El padre chantre, como se le llamaba, hablaba con placer y sin ocultar nada de sí mismo, de su familia y de sus conocimientos; preguntaba sobre los mismos asuntos a los otros con tan ingenua curiosidad que nadie se ofendía y le respondían con satisfacción. Si alguno estornudaba gritaba de lejos alegremente:
—¡Cúmplanse tus deseos!
Nadie venía a verle. Su enfermedad era grave, pero él no se sentía desgraciado. Trabó conocimiento no sólo con los enfermos, sino con los que visitaban la clínica, y no se aburría. A los enfermos les deseaba varias veces cada día una curación rápida, y a los sanos que pasaran el tiempo divertidos. Sabía decir a todo el mundo algo agradable. Todas las mañanas felicitaba a sus vecinos por la llegada del nuevo día. Siempre afirmaba que hacía buen tiempo, aun cuando lloviera o nevara. Al decirlo soltaba a reír dulcemente y golpeaba entusiasmado sus rodillas con las manos y palmoteaba.
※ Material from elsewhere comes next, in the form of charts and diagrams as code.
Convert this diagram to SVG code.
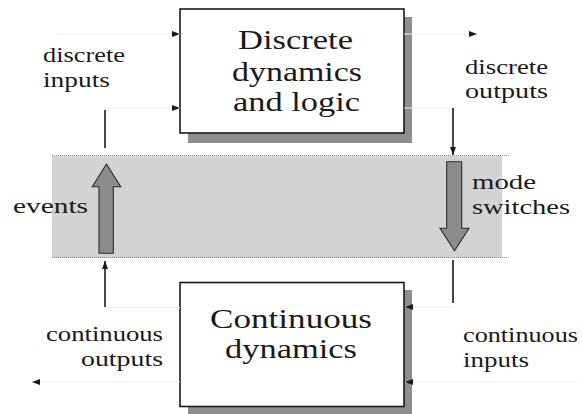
<svg xmlns="http://www.w3.org/2000/svg" width="582" height="414" viewBox="0 0 582 414">
  <style>
    .title { font-family: 'Liberation Serif', 'DejaVu Serif', serif; font-size: 28px; fill: #1a1a1a; }
    .title.small { font-size: 27px; }
    .label { font-family: 'Liberation Serif', 'DejaVu Serif', serif; font-size: 21.5px; fill: #1a1a1a; }
    .box { fill: #ffffff; stroke: #1a1a1a; stroke-width: 1.6; }
    .shadow { fill: #8e8e8e; }
    .faint { stroke: #ededed; stroke-width: 1; fill: none; }
    .wire { stroke: #1a1a1a; stroke-width: 1.6; fill: none; }
    .fat { fill: #8c8c8c; stroke: #2a2a2a; stroke-width: 1.1; stroke-linejoin: miter; }
    .edge { stroke: #8a8a8a; stroke-width: 1; stroke-dasharray: 1 1; fill: none; }
  </style>
  <defs>
    <marker id="head" viewBox="0 0 8 6" refX="8" refY="3" markerWidth="8" markerHeight="6" markerUnits="userSpaceOnUse" orient="auto">
      <path d="M0,0 L8,3 L0,6 Z" fill="#1a1a1a"/>
    </marker>
  </defs>

  <!-- interface band between the discrete and continuous layers -->
  <g id="interface">
    <rect x="52" y="156" width="450" height="102" fill="#d3d3d3"/>
    <line class="edge" x1="52" y1="155.5" x2="508" y2="155.5"/>
    <line class="edge" x1="52" y1="257.5" x2="508" y2="257.5"/>
  </g>

  <!-- upper node -->
  <g id="discrete-dynamics">
    <rect class="shadow" x="188" y="17" width="224" height="126"/>
    <rect class="box" x="180" y="9" width="224" height="124"/>
    <text class="title" x="295.5" y="49" text-anchor="middle" textLength="115" lengthAdjust="spacingAndGlyphs">Discrete</text>
    <text class="title" x="297" y="81" text-anchor="middle" textLength="130" lengthAdjust="spacingAndGlyphs">dynamics</text>
    <text class="title" x="296.5" y="111" text-anchor="middle" textLength="127" lengthAdjust="spacingAndGlyphs">and logic</text>
  </g>

  <!-- lower node -->
  <g id="continuous-dynamics">
    <rect class="shadow" x="188" y="290" width="224" height="126"/>
    <rect class="box" x="180" y="282.5" width="224" height="124"/>
    <text class="title small" x="291" y="328" text-anchor="middle" textLength="162" lengthAdjust="spacingAndGlyphs">Continuous</text>
    <text class="title small" x="291" y="357.5" text-anchor="middle" textLength="132" lengthAdjust="spacingAndGlyphs">dynamics</text>
  </g>

  <!-- connectors -->
  <g id="connectors">
    <!-- discrete inputs -->
    <line class="faint" x1="57" y1="34" x2="180" y2="34" marker-end="url(#head)"/>
    <line class="faint" x1="105" y1="108" x2="180" y2="108" marker-end="url(#head)"/>
    <line class="wire" x1="105" y1="110" x2="105" y2="148"/>
    <!-- discrete outputs -->
    <line class="faint" x1="404" y1="34" x2="477" y2="34" marker-end="url(#head)"/>
    <line class="faint" x1="404" y1="108" x2="453" y2="108"/>
    <line class="wire" x1="453" y1="108" x2="453" y2="155" marker-end="url(#head)"/>
    <!-- continuous inputs -->
    <line class="wire" x1="453" y1="260" x2="453" y2="303"/>
    <line class="faint" x1="453" y1="307" x2="405" y2="307" marker-end="url(#head)"/>
    <line class="faint" x1="577" y1="382" x2="405" y2="382" marker-end="url(#head)"/>
    <!-- continuous outputs -->
    <line class="faint" x1="180" y1="307.5" x2="105" y2="307.5"/>
    <line class="wire" x1="105" y1="307" x2="105" y2="261" marker-end="url(#head)"/>
    <line class="faint" x1="180" y1="382" x2="32" y2="382" marker-end="url(#head)"/>
    <!-- events (up) -->
    <polygon class="fat" points="106.5,164 120.7,186.7 113.3,186.7 113.3,253.3 99,253.3 99,186.7 92.3,186.7"/>
    <!-- mode switches (down) -->
    <polygon class="fat" points="446.7,161.7 461.7,161.7 461.7,228.3 469,228.3 454.5,250.7 440,228.3 446.7,228.3"/>
  </g>

  <!-- connector labels -->
  <g id="labels">
    <text class="label" x="43" y="62" textLength="82" lengthAdjust="spacingAndGlyphs">discrete</text>
    <text class="label" x="43" y="87" textLength="67" lengthAdjust="spacingAndGlyphs">inputs</text>
    <text class="label" x="465" y="73.5" textLength="83" lengthAdjust="spacingAndGlyphs">discrete</text>
    <text class="label" x="465" y="97.5" textLength="83" lengthAdjust="spacingAndGlyphs">outputs</text>
    <text class="label" x="13" y="213" textLength="75" lengthAdjust="spacingAndGlyphs">events</text>
    <text class="label" x="472" y="188.5" textLength="64" lengthAdjust="spacingAndGlyphs">mode</text>
    <text class="label" x="472" y="214" textLength="98" lengthAdjust="spacingAndGlyphs">switches</text>
    <text class="label" x="46" y="341" textLength="117" lengthAdjust="spacingAndGlyphs">continuous</text>
    <text class="label" x="81" y="366" textLength="82" lengthAdjust="spacingAndGlyphs">outputs</text>
    <text class="label" x="463" y="341.5" textLength="115" lengthAdjust="spacingAndGlyphs">continuous</text>
    <text class="label" x="463" y="366.5" textLength="66" lengthAdjust="spacingAndGlyphs">inputs</text>
  </g>
</svg>
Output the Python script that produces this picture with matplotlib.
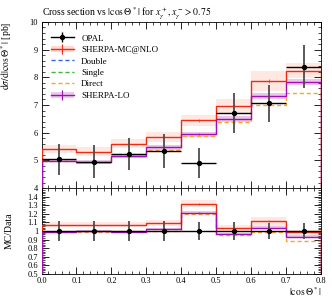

Daba las gracias a todo el mundo, y frecuentemente sin saber de qué. Habiendo tomado el te al mismo tiempo que Lorenzo Petrovich, le dió las gracias calurosamente:
—¡Qué bueno estaba!—dijo entusiasmado—. Un verdadero paraíso; ¿no es eso, padrecito? ¡Gracias por haberme hecho compañía!
Estaba muy orgulloso de su título de chantre, que llevaba desde hacía tres años. Preguntaba a todos, a los enfermos y a los sanos, de qué talla eran sus mujeres.